-- Start Provided material --
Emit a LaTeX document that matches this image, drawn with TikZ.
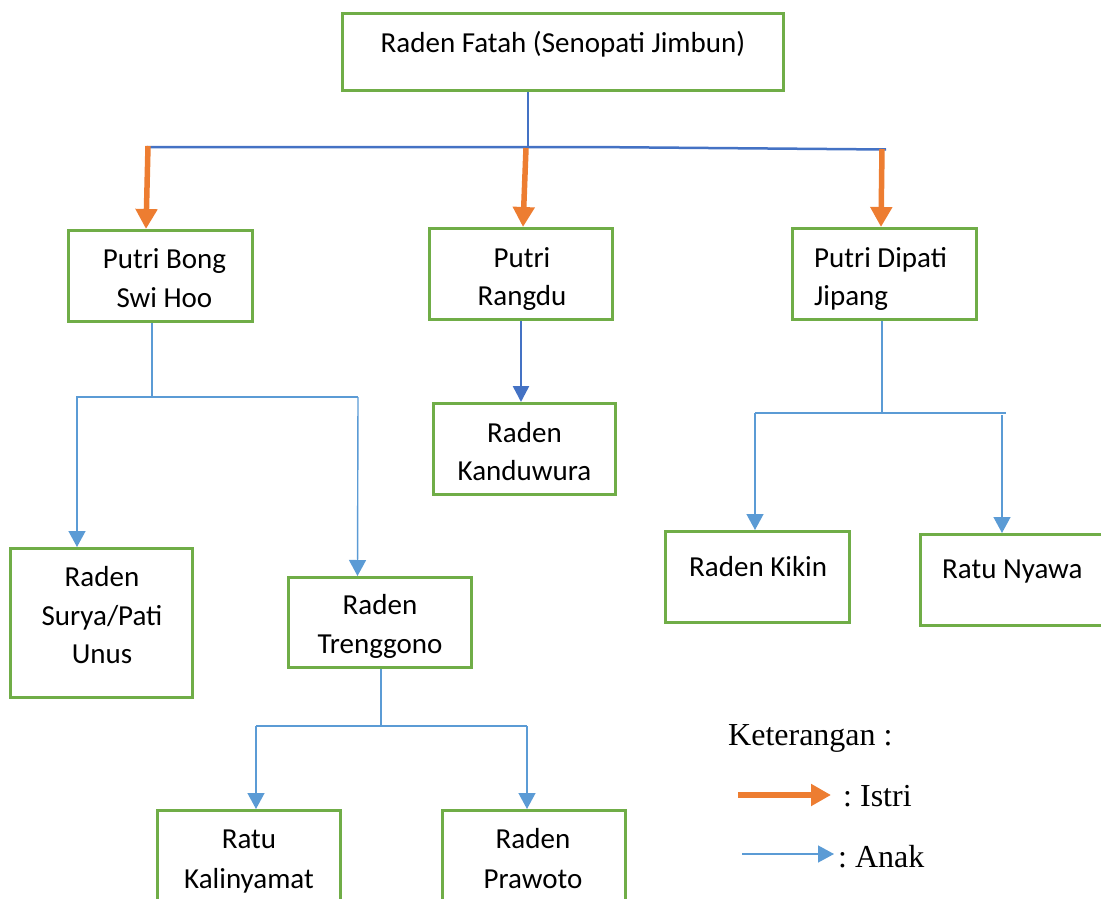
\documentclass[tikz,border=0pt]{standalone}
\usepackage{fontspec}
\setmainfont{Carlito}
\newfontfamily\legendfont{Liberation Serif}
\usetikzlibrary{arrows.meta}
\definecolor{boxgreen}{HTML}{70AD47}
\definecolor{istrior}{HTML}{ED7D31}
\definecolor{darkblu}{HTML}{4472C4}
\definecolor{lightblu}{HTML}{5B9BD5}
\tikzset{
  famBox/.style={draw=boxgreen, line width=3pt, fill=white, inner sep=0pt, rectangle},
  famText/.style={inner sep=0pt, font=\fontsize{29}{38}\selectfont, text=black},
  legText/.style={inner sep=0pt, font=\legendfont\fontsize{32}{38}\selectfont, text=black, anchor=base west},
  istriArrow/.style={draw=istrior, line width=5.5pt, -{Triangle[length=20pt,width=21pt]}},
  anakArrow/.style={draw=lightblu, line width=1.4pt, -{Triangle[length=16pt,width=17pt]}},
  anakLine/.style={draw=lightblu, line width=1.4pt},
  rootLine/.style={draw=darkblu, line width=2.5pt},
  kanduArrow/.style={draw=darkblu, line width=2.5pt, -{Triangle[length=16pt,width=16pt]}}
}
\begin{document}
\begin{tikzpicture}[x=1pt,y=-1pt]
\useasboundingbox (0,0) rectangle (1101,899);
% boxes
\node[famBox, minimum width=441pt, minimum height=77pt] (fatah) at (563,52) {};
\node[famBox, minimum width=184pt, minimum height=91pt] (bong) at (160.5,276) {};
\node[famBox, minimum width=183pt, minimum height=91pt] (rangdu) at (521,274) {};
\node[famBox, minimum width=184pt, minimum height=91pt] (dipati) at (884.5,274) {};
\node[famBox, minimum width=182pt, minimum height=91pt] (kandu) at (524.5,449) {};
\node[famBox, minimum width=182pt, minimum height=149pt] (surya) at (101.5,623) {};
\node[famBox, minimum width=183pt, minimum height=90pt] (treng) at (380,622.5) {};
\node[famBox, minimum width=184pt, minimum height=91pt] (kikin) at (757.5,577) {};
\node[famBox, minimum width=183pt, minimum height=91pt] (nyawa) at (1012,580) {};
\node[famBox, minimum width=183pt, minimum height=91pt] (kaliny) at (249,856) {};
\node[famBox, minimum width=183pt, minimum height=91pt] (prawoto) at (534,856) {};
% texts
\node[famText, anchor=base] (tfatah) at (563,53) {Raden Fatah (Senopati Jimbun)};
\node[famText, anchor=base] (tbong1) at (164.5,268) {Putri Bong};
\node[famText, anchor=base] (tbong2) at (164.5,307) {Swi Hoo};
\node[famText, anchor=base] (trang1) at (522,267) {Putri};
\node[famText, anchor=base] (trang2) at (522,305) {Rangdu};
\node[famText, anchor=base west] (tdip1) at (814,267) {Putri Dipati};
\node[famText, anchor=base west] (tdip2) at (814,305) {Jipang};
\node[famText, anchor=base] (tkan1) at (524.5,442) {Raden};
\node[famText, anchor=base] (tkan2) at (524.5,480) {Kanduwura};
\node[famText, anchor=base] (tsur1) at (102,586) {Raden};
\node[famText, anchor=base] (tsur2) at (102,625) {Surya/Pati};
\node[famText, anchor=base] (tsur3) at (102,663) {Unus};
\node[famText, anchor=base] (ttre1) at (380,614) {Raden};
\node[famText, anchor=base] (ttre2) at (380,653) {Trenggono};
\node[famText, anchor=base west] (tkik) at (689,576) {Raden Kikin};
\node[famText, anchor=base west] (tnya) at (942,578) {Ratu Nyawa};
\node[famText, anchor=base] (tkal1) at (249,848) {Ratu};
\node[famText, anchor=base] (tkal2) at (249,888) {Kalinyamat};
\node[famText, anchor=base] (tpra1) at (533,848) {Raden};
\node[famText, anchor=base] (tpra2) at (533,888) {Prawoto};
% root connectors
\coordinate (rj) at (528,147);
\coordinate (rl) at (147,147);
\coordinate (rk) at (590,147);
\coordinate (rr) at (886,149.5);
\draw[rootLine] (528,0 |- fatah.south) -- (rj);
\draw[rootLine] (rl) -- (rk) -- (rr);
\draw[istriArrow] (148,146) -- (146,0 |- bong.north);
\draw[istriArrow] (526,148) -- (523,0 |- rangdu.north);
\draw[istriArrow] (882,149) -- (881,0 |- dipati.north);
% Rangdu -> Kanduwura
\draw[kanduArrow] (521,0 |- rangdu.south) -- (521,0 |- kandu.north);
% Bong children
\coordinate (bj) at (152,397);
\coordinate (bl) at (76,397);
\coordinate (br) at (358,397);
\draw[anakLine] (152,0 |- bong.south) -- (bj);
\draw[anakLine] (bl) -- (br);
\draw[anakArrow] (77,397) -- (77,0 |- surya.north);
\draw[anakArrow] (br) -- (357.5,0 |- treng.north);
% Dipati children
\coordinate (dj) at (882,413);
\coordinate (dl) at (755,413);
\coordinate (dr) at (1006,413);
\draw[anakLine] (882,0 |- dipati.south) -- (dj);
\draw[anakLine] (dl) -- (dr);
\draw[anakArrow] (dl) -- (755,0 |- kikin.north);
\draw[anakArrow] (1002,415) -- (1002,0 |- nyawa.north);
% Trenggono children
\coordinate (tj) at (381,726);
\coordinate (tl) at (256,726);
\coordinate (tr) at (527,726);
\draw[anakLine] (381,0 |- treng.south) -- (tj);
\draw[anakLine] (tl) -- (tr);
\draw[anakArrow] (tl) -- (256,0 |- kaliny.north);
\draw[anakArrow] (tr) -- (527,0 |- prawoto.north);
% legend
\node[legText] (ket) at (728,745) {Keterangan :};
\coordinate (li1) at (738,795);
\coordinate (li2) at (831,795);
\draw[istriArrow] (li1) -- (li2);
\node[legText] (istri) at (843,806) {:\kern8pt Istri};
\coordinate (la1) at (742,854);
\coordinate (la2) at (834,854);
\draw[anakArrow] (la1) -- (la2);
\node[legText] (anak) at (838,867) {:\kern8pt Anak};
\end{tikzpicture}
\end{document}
-- End Provided material --
• **What is needed**
Without the pictures, transcribe the listing above exactly.

• **Complete answer**
Emit a LaTeX document that matches this image, drawn with TikZ.
\documentclass[tikz,border=0pt]{standalone}
\usepackage{fontspec}
\setmainfont{Carlito}
\newfontfamily\legendfont{Liberation Serif}
\usetikzlibrary{arrows.meta}
\definecolor{boxgreen}{HTML}{70AD47}
\definecolor{istrior}{HTML}{ED7D31}
\definecolor{darkblu}{HTML}{4472C4}
\definecolor{lightblu}{HTML}{5B9BD5}
\tikzset{
  famBox/.style={draw=boxgreen, line width=3pt, fill=white, inner sep=0pt, rectangle},
  famText/.style={inner sep=0pt, font=\fontsize{29}{38}\selectfont, text=black},
  legText/.style={inner sep=0pt, font=\legendfont\fontsize{32}{38}\selectfont, text=black, anchor=base west},
  istriArrow/.style={draw=istrior, line width=5.5pt, -{Triangle[length=20pt,width=21pt]}},
  anakArrow/.style={draw=lightblu, line width=1.4pt, -{Triangle[length=16pt,width=17pt]}},
  anakLine/.style={draw=lightblu, line width=1.4pt},
  rootLine/.style={draw=darkblu, line width=2.5pt},
  kanduArrow/.style={draw=darkblu, line width=2.5pt, -{Triangle[length=16pt,width=16pt]}}
}
\begin{document}
\begin{tikzpicture}[x=1pt,y=-1pt]
\useasboundingbox (0,0) rectangle (1101,899);
% boxes
\node[famBox, minimum width=441pt, minimum height=77pt] (fatah) at (563,52) {};
\node[famBox, minimum width=184pt, minimum height=91pt] (bong) at (160.5,276) {};
\node[famBox, minimum width=183pt, minimum height=91pt] (rangdu) at (521,274) {};
\node[famBox, minimum width=184pt, minimum height=91pt] (dipati) at (884.5,274) {};
\node[famBox, minimum width=182pt, minimum height=91pt] (kandu) at (524.5,449) {};
\node[famBox, minimum width=182pt, minimum height=149pt] (surya) at (101.5,623) {};
\node[famBox, minimum width=183pt, minimum height=90pt] (treng) at (380,622.5) {};
\node[famBox, minimum width=184pt, minimum height=91pt] (kikin) at (757.5,577) {};
\node[famBox, minimum width=183pt, minimum height=91pt] (nyawa) at (1012,580) {};
\node[famBox, minimum width=183pt, minimum height=91pt] (kaliny) at (249,856) {};
\node[famBox, minimum width=183pt, minimum height=91pt] (prawoto) at (534,856) {};
% texts
\node[famText, anchor=base] (tfatah) at (563,53) {Raden Fatah (Senopati Jimbun)};
\node[famText, anchor=base] (tbong1) at (164.5,268) {Putri Bong};
\node[famText, anchor=base] (tbong2) at (164.5,307) {Swi Hoo};
\node[famText, anchor=base] (trang1) at (522,267) {Putri};
\node[famText, anchor=base] (trang2) at (522,305) {Rangdu};
\node[famText, anchor=base west] (tdip1) at (814,267) {Putri Dipati};
\node[famText, anchor=base west] (tdip2) at (814,305) {Jipang};
\node[famText, anchor=base] (tkan1) at (524.5,442) {Raden};
\node[famText, anchor=base] (tkan2) at (524.5,480) {Kanduwura};
\node[famText, anchor=base] (tsur1) at (102,586) {Raden};
\node[famText, anchor=base] (tsur2) at (102,625) {Surya/Pati};
\node[famText, anchor=base] (tsur3) at (102,663) {Unus};
\node[famText, anchor=base] (ttre1) at (380,614) {Raden};
\node[famText, anchor=base] (ttre2) at (380,653) {Trenggono};
\node[famText, anchor=base west] (tkik) at (689,576) {Raden Kikin};
\node[famText, anchor=base west] (tnya) at (942,578) {Ratu Nyawa};
\node[famText, anchor=base] (tkal1) at (249,848) {Ratu};
\node[famText, anchor=base] (tkal2) at (249,888) {Kalinyamat};
\node[famText, anchor=base] (tpra1) at (533,848) {Raden};
\node[famText, anchor=base] (tpra2) at (533,888) {Prawoto};
% root connectors
\coordinate (rj) at (528,147);
\coordinate (rl) at (147,147);
\coordinate (rk) at (590,147);
\coordinate (rr) at (886,149.5);
\draw[rootLine] (528,0 |- fatah.south) -- (rj);
\draw[rootLine] (rl) -- (rk) -- (rr);
\draw[istriArrow] (148,146) -- (146,0 |- bong.north);
\draw[istriArrow] (526,148) -- (523,0 |- rangdu.north);
\draw[istriArrow] (882,149) -- (881,0 |- dipati.north);
% Rangdu -> Kanduwura
\draw[kanduArrow] (521,0 |- rangdu.south) -- (521,0 |- kandu.north);
% Bong children
\coordinate (bj) at (152,397);
\coordinate (bl) at (76,397);
\coordinate (br) at (358,397);
\draw[anakLine] (152,0 |- bong.south) -- (bj);
\draw[anakLine] (bl) -- (br);
\draw[anakArrow] (77,397) -- (77,0 |- surya.north);
\draw[anakArrow] (br) -- (357.5,0 |- treng.north);
% Dipati children
\coordinate (dj) at (882,413);
\coordinate (dl) at (755,413);
\coordinate (dr) at (1006,413);
\draw[anakLine] (882,0 |- dipati.south) -- (dj);
\draw[anakLine] (dl) -- (dr);
\draw[anakArrow] (dl) -- (755,0 |- kikin.north);
\draw[anakArrow] (1002,415) -- (1002,0 |- nyawa.north);
% Trenggono children
\coordinate (tj) at (381,726);
\coordinate (tl) at (256,726);
\coordinate (tr) at (527,726);
\draw[anakLine] (381,0 |- treng.south) -- (tj);
\draw[anakLine] (tl) -- (tr);
\draw[anakArrow] (tl) -- (256,0 |- kaliny.north);
\draw[anakArrow] (tr) -- (527,0 |- prawoto.north);
% legend
\node[legText] (ket) at (728,745) {Keterangan :};
\coordinate (li1) at (738,795);
\coordinate (li2) at (831,795);
\draw[istriArrow] (li1) -- (li2);
\node[legText] (istri) at (843,806) {:\kern8pt Istri};
\coordinate (la1) at (742,854);
\coordinate (la2) at (834,854);
\draw[anakArrow] (la1) -- (la2);
\node[legText] (anak) at (838,867) {:\kern8pt Anak};
\end{tikzpicture}
\end{document}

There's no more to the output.